** start **
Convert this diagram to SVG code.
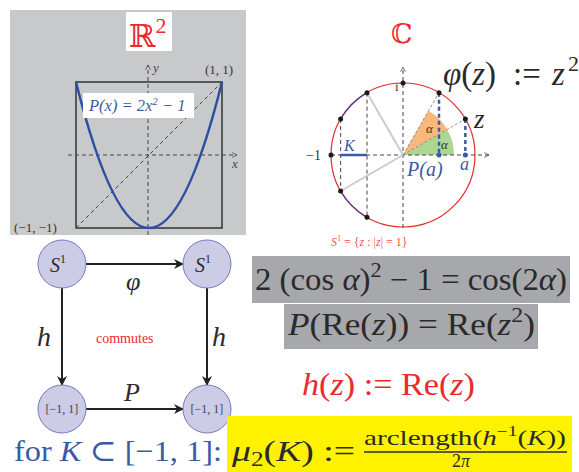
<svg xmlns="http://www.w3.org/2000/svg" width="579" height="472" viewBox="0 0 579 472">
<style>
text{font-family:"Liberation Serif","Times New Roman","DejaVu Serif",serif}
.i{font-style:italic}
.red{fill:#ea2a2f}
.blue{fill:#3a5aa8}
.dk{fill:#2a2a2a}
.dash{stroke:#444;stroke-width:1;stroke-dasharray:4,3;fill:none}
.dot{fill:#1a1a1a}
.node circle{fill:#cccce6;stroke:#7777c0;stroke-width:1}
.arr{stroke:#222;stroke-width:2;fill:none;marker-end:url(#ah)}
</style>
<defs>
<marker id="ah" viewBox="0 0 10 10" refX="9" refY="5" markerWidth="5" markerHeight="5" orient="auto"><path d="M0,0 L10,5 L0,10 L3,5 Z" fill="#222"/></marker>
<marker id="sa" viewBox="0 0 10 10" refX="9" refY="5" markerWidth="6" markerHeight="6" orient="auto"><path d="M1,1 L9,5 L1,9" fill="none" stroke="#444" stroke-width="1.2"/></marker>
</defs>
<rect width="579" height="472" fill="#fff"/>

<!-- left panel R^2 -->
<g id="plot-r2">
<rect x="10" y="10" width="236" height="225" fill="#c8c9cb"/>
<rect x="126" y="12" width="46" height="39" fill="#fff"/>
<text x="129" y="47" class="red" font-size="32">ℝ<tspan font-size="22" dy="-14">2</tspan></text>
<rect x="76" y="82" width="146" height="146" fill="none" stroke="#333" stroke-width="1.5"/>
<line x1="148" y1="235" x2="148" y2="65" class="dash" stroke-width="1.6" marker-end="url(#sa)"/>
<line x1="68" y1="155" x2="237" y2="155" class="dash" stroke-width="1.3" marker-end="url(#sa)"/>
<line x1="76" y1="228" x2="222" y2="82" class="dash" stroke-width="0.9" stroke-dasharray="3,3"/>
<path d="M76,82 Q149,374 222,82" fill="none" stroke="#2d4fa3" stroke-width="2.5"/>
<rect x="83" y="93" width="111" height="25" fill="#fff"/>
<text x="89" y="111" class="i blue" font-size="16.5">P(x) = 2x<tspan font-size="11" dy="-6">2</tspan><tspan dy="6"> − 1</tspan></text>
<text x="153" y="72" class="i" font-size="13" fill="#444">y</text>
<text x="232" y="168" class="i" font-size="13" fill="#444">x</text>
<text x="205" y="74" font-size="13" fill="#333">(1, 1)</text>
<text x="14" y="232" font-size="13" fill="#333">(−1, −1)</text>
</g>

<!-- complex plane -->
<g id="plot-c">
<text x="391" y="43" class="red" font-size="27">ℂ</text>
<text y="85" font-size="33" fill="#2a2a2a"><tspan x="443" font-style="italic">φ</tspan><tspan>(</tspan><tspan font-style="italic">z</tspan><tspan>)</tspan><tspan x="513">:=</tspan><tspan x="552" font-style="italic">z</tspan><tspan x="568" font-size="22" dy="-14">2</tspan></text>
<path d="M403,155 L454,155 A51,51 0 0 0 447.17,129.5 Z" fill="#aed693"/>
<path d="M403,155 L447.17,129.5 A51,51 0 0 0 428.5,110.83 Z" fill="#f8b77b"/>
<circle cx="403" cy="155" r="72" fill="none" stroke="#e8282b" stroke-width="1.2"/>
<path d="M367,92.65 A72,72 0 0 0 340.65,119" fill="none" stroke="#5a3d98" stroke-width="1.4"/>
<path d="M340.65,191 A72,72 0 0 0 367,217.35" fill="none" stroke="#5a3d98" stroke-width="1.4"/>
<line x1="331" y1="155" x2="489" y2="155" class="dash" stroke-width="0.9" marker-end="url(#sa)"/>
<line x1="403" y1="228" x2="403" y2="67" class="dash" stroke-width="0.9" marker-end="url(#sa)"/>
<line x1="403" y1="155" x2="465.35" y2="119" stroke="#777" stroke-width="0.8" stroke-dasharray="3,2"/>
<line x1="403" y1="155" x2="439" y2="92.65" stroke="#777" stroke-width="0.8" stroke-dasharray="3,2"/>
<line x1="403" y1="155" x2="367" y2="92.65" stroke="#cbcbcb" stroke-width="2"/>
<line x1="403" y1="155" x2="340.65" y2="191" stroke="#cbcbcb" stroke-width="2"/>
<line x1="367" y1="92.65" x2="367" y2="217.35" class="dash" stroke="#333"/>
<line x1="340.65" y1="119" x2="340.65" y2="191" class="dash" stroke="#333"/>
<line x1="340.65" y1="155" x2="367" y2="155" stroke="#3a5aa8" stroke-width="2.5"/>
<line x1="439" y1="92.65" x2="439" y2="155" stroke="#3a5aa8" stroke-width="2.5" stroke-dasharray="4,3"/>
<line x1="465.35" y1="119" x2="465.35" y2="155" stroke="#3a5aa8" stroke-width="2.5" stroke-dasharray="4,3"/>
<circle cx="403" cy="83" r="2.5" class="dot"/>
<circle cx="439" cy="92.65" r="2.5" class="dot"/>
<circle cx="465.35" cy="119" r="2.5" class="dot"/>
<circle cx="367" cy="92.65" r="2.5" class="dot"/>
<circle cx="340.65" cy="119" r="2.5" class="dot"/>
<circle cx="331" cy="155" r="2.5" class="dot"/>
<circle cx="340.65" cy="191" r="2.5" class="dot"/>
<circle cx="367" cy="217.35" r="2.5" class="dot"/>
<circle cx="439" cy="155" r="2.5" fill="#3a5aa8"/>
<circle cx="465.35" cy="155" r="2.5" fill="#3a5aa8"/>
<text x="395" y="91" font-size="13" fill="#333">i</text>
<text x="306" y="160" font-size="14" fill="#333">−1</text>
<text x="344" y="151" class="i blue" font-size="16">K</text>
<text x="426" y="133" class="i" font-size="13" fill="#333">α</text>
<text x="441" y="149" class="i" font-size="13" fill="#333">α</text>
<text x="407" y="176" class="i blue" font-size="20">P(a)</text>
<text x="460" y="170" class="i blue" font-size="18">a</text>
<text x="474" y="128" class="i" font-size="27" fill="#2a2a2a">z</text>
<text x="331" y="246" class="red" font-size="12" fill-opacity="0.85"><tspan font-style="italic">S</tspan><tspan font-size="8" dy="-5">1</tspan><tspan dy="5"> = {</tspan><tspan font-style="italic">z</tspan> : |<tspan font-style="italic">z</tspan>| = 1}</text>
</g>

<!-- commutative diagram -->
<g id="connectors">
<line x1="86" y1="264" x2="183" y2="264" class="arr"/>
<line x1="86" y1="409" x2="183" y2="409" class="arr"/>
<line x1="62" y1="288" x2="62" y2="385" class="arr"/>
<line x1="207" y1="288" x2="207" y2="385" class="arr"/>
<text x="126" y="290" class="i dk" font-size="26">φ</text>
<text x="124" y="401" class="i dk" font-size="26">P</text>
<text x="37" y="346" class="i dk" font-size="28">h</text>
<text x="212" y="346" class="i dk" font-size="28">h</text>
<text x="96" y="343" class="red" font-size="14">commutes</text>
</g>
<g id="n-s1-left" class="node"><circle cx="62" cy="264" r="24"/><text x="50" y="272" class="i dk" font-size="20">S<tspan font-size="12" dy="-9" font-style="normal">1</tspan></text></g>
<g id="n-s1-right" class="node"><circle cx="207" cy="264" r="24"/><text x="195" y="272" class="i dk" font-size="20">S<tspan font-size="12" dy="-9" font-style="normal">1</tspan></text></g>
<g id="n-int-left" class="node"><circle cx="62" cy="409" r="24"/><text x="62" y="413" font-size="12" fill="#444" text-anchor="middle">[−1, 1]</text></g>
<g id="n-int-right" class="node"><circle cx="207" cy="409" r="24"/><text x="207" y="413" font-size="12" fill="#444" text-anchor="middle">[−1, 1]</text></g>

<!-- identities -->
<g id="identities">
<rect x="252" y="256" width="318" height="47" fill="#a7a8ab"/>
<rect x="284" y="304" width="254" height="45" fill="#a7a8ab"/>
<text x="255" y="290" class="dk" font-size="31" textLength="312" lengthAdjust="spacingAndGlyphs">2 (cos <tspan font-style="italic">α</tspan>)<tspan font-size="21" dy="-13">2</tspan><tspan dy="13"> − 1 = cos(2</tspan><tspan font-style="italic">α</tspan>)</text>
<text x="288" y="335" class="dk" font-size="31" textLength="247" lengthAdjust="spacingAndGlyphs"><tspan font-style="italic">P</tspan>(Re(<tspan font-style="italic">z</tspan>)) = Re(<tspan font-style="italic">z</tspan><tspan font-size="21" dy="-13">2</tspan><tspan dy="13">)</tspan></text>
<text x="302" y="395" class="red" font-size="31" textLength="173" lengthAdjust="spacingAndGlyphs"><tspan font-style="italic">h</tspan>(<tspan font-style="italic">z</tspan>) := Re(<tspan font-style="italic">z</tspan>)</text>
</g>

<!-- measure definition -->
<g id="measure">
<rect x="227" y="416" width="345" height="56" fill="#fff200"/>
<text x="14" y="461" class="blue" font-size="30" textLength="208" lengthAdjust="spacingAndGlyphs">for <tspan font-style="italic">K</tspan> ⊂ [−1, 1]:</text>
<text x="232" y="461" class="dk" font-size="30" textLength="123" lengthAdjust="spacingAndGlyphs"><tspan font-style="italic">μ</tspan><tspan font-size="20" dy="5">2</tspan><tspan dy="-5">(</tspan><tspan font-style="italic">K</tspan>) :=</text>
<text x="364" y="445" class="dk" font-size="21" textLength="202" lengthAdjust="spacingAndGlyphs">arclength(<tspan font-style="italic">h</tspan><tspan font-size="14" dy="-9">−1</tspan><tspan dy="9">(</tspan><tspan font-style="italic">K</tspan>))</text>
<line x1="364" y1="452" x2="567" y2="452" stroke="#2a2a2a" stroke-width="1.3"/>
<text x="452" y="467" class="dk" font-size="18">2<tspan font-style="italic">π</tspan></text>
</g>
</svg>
** end **
# Your goal
Pull out each line of the listing that holds the string "diagram".

# Exercise solution
Convert this diagram to SVG code.
<!-- commutative diagram -->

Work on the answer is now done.